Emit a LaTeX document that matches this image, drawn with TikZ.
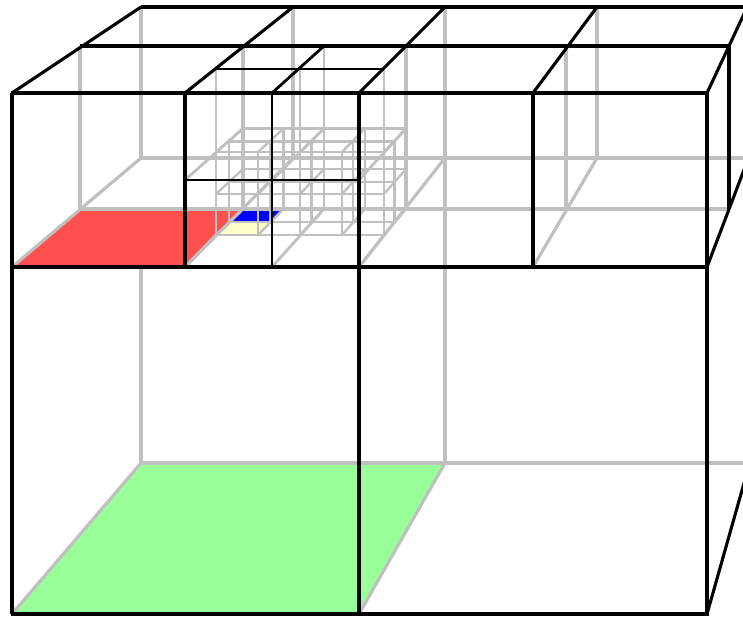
\documentclass[tikz,border=0pt]{standalone}
\definecolor{gr}{HTML}{C0C0C0}
\definecolor{redf}{HTML}{FF5050}
\definecolor{greenf}{HTML}{99FF99}
\definecolor{yelf}{HTML}{FFFFCC}
\tikzset{
 gbig/.style={draw=gr,line width=3.2pt},
 gmid/.style={draw=gr,line width=2.8pt},
 gsmall/.style={draw=gr,line width=2.4pt},
 kbig/.style={draw=black,line width=3.1pt},
 kmid/.style={draw=black,line width=2.8pt}
}
\begin{document}
\begin{tikzpicture}[x=1pt,y=-1pt,line cap=butt,line join=miter]
\useasboundingbox (0,0) rectangle (743,617);
\clip (0,0) rectangle (743,617);
% filled cells
\fill[greenf] (12,614) -- (359,614) -- (445,463) -- (141,463) -- cycle;
\fill[redf] (12,267) -- (185,267) -- (243,209) -- (80,209) -- cycle;
\fill[yelf] (216,235) -- (258,235) -- (270,222) -- (229,222) -- cycle;
\fill[blue] (229,222) -- (270,222) -- (283.5,209) -- (243,209) -- cycle;
% finest grid
\foreach \a/\b/\c in {216/229/243,258/270/283.5,300/311.5/324,342/353/365,384/394.5/406}{
  \draw[gsmall] (\a,152) -- (\a,235);
  \draw[gsmall] (\b,141.5) -- (\b,222);
  \draw[gsmall] (\c,128.5) -- (\c,209);
  \draw[gsmall] (\a,152) -- (\c,128.5);
  \draw[gsmall] (\a,194) -- (\c,169);
  \draw[gsmall] (\a,235) -- (\c,209);
}
\foreach \y/\l/\r in {152/216/384,194/216/384,235/216/384,141.5/229/394.5,182/229/394.5,222/229/394.5,128.5/243/406,169/243/406}{
  \draw[gsmall] (\l,\y) -- (\r,\y);
}
% middle level hidden edges
\draw[gmid] (216,69) -- (216,152) (300,69) -- (300,152) (384,69) -- (384,152);
\draw[gmid] (185,180) -- (243,128.5) (272,180) -- (324,128.5) (359,180) -- (406,128.5);
\draw[gmid] (185,267) -- (216,235) (272,267) -- (324,209) (359,267) -- (384,235);
% large level hidden edges
\draw[gbig] (80,46) -- (80,209) (243,46) -- (243,209) (406,46) -- (406,209) (566,46) -- (566,209);
\draw[gmid] (324,46) -- (324,209);
\draw[gbig] (141,7) -- (141,158) (141,267) -- (141,463) (293,7) -- (293,158) (445,7) -- (445,463) (597,7) -- (597,158);
\draw[gbig] (80,209) -- (729,209);
\draw[gbig] (141,158) -- (750,158);
\draw[gbig] (141,463) -- (750,463);
\draw[gbig] (12,267) -- (141,158) (185,267) -- (293,158) (359,267) -- (445,158) (533,267) -- (597,158);
\draw[gbig] (12,614) -- (141,463) (359,614) -- (445,463);
% visible edges
\draw[kmid] (272,93) -- (272,267) (185,180) -- (359,180) (216,69) -- (384,69);
\draw[kmid] (272,93) -- (324,46);
\draw[kbig] (12,93) -- (141,7) (185,93) -- (293,7) (359,93) -- (445,7) (533,93) -- (597,7) (707,93) -- (729,46) -- (750,1);
\draw[kbig] (141,7) -- (750,7) (80,46) -- (729,46);
\draw[kbig] (729,46) -- (729,209);
\draw[kbig] (707,267) -- (750,154);
\draw[kbig] (707,614) -- (750,462);
\draw[kbig] (10.5,93) -- (707,93) (10.5,267) -- (707,267) (10.5,614) -- (708.5,614);
\draw[kbig] (12,93) -- (12,614) (185,93) -- (185,267) (359,93) -- (359,614) (533,93) -- (533,267) (707,93) -- (707,614);
\end{tikzpicture}
\end{document}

--- Task instructions ---
Omitting all images, print the listing exactly.

--- Exercise response ---
Emit a LaTeX document that matches this image, drawn with TikZ.
\documentclass[tikz,border=0pt]{standalone}
\definecolor{gr}{HTML}{C0C0C0}
\definecolor{redf}{HTML}{FF5050}
\definecolor{greenf}{HTML}{99FF99}
\definecolor{yelf}{HTML}{FFFFCC}
\tikzset{
 gbig/.style={draw=gr,line width=3.2pt},
 gmid/.style={draw=gr,line width=2.8pt},
 gsmall/.style={draw=gr,line width=2.4pt},
 kbig/.style={draw=black,line width=3.1pt},
 kmid/.style={draw=black,line width=2.8pt}
}
\begin{document}
\begin{tikzpicture}[x=1pt,y=-1pt,line cap=butt,line join=miter]
\useasboundingbox (0,0) rectangle (743,617);
\clip (0,0) rectangle (743,617);
% filled cells
\fill[greenf] (12,614) -- (359,614) -- (445,463) -- (141,463) -- cycle;
\fill[redf] (12,267) -- (185,267) -- (243,209) -- (80,209) -- cycle;
\fill[yelf] (216,235) -- (258,235) -- (270,222) -- (229,222) -- cycle;
\fill[blue] (229,222) -- (270,222) -- (283.5,209) -- (243,209) -- cycle;
% finest grid
\foreach \a/\b/\c in {216/229/243,258/270/283.5,300/311.5/324,342/353/365,384/394.5/406}{
  \draw[gsmall] (\a,152) -- (\a,235);
  \draw[gsmall] (\b,141.5) -- (\b,222);
  \draw[gsmall] (\c,128.5) -- (\c,209);
  \draw[gsmall] (\a,152) -- (\c,128.5);
  \draw[gsmall] (\a,194) -- (\c,169);
  \draw[gsmall] (\a,235) -- (\c,209);
}
\foreach \y/\l/\r in {152/216/384,194/216/384,235/216/384,141.5/229/394.5,182/229/394.5,222/229/394.5,128.5/243/406,169/243/406}{
  \draw[gsmall] (\l,\y) -- (\r,\y);
}
% middle level hidden edges
\draw[gmid] (216,69) -- (216,152) (300,69) -- (300,152) (384,69) -- (384,152);
\draw[gmid] (185,180) -- (243,128.5) (272,180) -- (324,128.5) (359,180) -- (406,128.5);
\draw[gmid] (185,267) -- (216,235) (272,267) -- (324,209) (359,267) -- (384,235);
% large level hidden edges
\draw[gbig] (80,46) -- (80,209) (243,46) -- (243,209) (406,46) -- (406,209) (566,46) -- (566,209);
\draw[gmid] (324,46) -- (324,209);
\draw[gbig] (141,7) -- (141,158) (141,267) -- (141,463) (293,7) -- (293,158) (445,7) -- (445,463) (597,7) -- (597,158);
\draw[gbig] (80,209) -- (729,209);
\draw[gbig] (141,158) -- (750,158);
\draw[gbig] (141,463) -- (750,463);
\draw[gbig] (12,267) -- (141,158) (185,267) -- (293,158) (359,267) -- (445,158) (533,267) -- (597,158);
\draw[gbig] (12,614) -- (141,463) (359,614) -- (445,463);
% visible edges
\draw[kmid] (272,93) -- (272,267) (185,180) -- (359,180) (216,69) -- (384,69);
\draw[kmid] (272,93) -- (324,46);
\draw[kbig] (12,93) -- (141,7) (185,93) -- (293,7) (359,93) -- (445,7) (533,93) -- (597,7) (707,93) -- (729,46) -- (750,1);
\draw[kbig] (141,7) -- (750,7) (80,46) -- (729,46);
\draw[kbig] (729,46) -- (729,209);
\draw[kbig] (707,267) -- (750,154);
\draw[kbig] (707,614) -- (750,462);
\draw[kbig] (10.5,93) -- (707,93) (10.5,267) -- (707,267) (10.5,614) -- (708.5,614);
\draw[kbig] (12,93) -- (12,614) (185,93) -- (185,267) (359,93) -- (359,614) (533,93) -- (533,267) (707,93) -- (707,614);
\end{tikzpicture}
\end{document}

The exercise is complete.